:: DATA FOR THIS TASK ::

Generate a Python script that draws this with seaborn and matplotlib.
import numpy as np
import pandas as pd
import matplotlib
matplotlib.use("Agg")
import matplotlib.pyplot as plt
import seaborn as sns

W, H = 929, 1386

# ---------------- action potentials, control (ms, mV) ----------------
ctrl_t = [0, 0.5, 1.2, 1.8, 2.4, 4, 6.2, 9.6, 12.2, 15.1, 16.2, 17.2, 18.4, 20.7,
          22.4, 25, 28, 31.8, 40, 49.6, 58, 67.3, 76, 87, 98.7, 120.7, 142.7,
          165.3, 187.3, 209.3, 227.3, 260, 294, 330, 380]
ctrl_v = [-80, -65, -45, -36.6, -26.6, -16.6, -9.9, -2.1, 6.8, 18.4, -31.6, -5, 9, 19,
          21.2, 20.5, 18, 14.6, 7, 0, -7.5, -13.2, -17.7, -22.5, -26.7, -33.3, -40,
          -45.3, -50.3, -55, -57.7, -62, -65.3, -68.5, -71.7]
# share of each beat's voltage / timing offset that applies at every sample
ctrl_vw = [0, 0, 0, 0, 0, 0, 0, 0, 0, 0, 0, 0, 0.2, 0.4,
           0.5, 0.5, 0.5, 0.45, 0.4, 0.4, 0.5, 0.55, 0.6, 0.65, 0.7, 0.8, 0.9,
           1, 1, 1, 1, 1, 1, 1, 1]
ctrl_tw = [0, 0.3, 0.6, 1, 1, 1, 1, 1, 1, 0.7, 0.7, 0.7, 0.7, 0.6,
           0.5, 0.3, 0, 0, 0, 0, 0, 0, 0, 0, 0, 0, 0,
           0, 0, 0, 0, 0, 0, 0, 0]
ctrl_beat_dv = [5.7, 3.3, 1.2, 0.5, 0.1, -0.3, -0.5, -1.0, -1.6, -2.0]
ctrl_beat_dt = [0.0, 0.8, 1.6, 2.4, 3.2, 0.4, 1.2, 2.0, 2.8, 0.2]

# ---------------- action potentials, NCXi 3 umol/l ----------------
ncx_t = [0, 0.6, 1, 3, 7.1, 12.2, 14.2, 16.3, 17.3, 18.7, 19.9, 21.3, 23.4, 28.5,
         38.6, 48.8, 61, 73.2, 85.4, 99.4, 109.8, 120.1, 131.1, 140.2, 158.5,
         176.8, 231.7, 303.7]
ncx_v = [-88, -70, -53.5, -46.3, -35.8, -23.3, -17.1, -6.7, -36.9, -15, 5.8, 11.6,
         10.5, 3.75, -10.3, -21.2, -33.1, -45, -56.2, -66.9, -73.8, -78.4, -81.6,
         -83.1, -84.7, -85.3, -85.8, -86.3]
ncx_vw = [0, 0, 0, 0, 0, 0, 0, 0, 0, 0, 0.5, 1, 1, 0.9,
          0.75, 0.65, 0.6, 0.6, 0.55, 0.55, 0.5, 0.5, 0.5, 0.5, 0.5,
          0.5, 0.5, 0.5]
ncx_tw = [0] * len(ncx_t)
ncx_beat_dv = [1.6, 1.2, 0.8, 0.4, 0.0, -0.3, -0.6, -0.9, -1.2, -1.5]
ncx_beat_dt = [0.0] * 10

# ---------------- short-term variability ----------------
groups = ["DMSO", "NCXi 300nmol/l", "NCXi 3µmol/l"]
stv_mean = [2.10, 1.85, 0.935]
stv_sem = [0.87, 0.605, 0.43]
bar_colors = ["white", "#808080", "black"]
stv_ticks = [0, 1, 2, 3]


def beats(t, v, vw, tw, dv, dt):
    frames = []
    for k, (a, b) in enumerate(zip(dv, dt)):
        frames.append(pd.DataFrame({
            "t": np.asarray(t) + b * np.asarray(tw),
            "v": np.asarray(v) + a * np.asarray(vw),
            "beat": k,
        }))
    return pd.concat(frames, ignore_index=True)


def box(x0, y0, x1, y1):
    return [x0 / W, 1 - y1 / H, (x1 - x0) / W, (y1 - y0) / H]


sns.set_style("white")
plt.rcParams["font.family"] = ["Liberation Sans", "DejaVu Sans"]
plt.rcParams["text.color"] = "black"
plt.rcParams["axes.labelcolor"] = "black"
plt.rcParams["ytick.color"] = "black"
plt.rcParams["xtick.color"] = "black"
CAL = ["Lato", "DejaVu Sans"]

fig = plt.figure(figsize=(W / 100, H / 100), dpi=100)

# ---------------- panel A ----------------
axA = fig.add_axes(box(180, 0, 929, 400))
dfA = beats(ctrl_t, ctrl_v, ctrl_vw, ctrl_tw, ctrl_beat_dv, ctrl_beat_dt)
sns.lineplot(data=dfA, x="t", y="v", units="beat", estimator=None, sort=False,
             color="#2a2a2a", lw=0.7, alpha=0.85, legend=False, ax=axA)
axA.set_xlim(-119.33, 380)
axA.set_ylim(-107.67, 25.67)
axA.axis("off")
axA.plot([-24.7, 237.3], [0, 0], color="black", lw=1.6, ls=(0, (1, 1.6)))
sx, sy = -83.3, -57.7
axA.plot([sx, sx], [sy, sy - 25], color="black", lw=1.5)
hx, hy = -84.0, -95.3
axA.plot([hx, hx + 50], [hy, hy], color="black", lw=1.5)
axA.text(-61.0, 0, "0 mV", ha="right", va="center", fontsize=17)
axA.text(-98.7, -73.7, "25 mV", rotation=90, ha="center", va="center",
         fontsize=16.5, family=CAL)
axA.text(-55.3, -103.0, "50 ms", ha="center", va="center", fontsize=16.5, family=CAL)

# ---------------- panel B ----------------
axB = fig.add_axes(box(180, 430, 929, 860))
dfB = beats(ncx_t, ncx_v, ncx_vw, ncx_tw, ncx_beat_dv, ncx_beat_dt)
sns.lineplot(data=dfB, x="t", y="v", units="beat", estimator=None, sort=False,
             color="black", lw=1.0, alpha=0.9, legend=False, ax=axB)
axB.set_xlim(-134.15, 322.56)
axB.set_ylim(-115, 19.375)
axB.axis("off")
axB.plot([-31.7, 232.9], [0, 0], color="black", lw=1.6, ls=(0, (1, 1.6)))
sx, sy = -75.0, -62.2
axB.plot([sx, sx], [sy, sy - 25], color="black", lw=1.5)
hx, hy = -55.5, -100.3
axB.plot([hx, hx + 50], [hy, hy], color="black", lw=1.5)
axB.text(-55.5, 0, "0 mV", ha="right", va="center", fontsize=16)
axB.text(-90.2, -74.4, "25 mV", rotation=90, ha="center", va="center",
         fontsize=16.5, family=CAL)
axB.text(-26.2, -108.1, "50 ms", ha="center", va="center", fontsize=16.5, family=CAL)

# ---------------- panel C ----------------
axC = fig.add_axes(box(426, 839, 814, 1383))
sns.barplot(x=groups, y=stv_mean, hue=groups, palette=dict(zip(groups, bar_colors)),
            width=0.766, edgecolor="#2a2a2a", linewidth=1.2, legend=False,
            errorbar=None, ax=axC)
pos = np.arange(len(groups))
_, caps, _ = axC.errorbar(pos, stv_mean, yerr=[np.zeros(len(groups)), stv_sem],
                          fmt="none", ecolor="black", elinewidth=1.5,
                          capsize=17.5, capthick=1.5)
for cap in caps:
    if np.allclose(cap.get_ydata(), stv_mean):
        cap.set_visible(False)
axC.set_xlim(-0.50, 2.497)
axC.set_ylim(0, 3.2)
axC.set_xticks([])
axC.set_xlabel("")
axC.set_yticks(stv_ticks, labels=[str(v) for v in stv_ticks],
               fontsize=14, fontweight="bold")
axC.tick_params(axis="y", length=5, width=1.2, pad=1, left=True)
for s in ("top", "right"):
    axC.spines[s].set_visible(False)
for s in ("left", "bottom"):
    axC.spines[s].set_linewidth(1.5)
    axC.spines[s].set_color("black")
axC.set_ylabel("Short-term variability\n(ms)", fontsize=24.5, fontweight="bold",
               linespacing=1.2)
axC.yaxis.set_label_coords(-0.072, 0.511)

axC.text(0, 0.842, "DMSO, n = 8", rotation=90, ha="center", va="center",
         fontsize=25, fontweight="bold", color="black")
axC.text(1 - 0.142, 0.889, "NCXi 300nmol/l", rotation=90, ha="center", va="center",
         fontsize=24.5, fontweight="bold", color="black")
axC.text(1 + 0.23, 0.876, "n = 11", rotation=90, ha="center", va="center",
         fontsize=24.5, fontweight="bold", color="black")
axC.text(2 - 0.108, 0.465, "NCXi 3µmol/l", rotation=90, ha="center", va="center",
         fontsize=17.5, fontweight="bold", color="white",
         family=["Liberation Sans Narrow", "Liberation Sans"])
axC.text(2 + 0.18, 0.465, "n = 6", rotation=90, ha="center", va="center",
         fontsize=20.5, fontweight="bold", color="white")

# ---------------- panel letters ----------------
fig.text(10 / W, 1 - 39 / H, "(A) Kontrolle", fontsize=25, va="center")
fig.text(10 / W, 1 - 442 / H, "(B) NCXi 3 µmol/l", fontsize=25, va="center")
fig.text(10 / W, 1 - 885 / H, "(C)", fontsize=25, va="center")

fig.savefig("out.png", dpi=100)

:::
:: DATA FOR THIS TASK ::

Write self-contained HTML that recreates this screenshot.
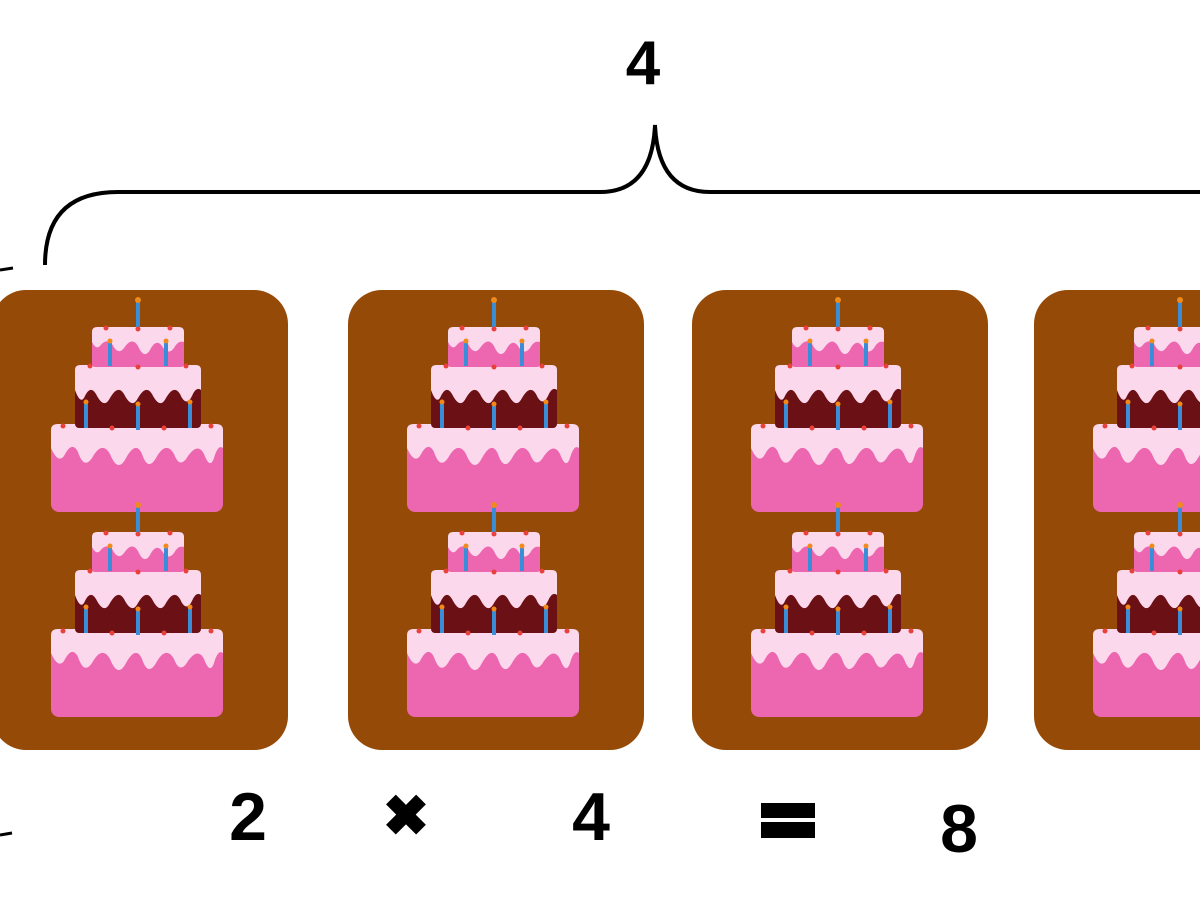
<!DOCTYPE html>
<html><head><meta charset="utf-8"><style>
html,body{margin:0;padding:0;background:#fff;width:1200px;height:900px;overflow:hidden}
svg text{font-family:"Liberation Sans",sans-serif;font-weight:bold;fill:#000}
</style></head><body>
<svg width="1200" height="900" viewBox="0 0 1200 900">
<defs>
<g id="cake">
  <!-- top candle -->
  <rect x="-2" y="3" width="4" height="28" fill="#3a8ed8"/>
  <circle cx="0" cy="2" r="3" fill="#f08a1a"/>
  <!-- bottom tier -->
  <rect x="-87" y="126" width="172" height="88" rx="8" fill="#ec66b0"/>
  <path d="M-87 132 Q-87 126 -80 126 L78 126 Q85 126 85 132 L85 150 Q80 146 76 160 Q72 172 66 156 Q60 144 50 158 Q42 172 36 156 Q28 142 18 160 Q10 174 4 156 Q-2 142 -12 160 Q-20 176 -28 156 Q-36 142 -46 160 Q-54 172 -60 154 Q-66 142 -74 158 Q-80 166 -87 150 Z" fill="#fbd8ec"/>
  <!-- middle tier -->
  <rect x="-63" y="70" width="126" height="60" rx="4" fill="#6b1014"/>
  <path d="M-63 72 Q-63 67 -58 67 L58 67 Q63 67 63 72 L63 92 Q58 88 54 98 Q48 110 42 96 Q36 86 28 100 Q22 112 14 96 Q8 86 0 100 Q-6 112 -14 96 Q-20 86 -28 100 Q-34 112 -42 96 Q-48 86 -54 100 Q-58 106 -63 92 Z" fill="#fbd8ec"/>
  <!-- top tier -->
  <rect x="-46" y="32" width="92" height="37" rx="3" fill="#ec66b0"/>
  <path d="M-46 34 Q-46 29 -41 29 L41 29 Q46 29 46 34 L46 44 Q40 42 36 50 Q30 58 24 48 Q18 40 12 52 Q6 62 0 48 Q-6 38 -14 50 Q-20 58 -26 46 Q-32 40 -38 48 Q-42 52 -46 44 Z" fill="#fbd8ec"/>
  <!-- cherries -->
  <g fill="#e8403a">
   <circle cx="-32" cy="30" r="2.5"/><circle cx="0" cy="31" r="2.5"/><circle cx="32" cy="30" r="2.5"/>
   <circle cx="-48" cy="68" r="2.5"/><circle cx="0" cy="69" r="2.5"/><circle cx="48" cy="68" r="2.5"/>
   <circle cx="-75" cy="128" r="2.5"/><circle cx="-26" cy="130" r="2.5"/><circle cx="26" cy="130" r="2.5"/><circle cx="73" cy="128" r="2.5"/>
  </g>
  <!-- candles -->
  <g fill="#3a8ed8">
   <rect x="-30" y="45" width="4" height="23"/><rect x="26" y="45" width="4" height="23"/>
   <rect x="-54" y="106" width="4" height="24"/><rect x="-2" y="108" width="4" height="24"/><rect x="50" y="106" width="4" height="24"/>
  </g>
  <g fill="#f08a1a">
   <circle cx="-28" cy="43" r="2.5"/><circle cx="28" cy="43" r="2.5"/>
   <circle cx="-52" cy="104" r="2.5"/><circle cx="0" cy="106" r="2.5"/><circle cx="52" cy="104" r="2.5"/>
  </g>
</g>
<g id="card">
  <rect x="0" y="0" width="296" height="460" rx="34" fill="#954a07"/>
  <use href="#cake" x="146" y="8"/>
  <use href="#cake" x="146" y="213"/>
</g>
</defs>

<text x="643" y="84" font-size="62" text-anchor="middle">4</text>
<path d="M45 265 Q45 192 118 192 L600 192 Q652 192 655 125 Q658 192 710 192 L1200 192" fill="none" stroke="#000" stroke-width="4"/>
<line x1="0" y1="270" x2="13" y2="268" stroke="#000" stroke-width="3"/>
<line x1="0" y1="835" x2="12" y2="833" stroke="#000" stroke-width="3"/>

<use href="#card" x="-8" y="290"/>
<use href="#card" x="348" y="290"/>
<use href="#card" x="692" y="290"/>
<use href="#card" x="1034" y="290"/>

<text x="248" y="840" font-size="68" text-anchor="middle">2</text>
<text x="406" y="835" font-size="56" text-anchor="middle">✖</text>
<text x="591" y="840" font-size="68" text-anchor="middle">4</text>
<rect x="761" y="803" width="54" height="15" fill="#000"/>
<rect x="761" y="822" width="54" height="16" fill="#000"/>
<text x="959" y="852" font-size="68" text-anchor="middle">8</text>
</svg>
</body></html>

:::

_WHAT THE TASK ASKS_.
Of the entries above, repeat exactly the lines from the line with "Generate a Python" through the line with "2.0, 2.8, 0.2]", both of them included.

_OUTPUT FOR THIS TASK_.
Generate a Python script that draws this with seaborn and matplotlib.
import numpy as np
import pandas as pd
import matplotlib
matplotlib.use("Agg")
import matplotlib.pyplot as plt
import seaborn as sns

W, H = 929, 1386

# ---------------- action potentials, control (ms, mV) ----------------
ctrl_t = [0, 0.5, 1.2, 1.8, 2.4, 4, 6.2, 9.6, 12.2, 15.1, 16.2, 17.2, 18.4, 20.7,
          22.4, 25, 28, 31.8, 40, 49.6, 58, 67.3, 76, 87, 98.7, 120.7, 142.7,
          165.3, 187.3, 209.3, 227.3, 260, 294, 330, 380]
ctrl_v = [-80, -65, -45, -36.6, -26.6, -16.6, -9.9, -2.1, 6.8, 18.4, -31.6, -5, 9, 19,
          21.2, 20.5, 18, 14.6, 7, 0, -7.5, -13.2, -17.7, -22.5, -26.7, -33.3, -40,
          -45.3, -50.3, -55, -57.7, -62, -65.3, -68.5, -71.7]
# share of each beat's voltage / timing offset that applies at every sample
ctrl_vw = [0, 0, 0, 0, 0, 0, 0, 0, 0, 0, 0, 0, 0.2, 0.4,
           0.5, 0.5, 0.5, 0.45, 0.4, 0.4, 0.5, 0.55, 0.6, 0.65, 0.7, 0.8, 0.9,
           1, 1, 1, 1, 1, 1, 1, 1]
ctrl_tw = [0, 0.3, 0.6, 1, 1, 1, 1, 1, 1, 0.7, 0.7, 0.7, 0.7, 0.6,
           0.5, 0.3, 0, 0, 0, 0, 0, 0, 0, 0, 0, 0, 0,
           0, 0, 0, 0, 0, 0, 0, 0]
ctrl_beat_dv = [5.7, 3.3, 1.2, 0.5, 0.1, -0.3, -0.5, -1.0, -1.6, -2.0]
ctrl_beat_dt = [0.0, 0.8, 1.6, 2.4, 3.2, 0.4, 1.2, 2.0, 2.8, 0.2]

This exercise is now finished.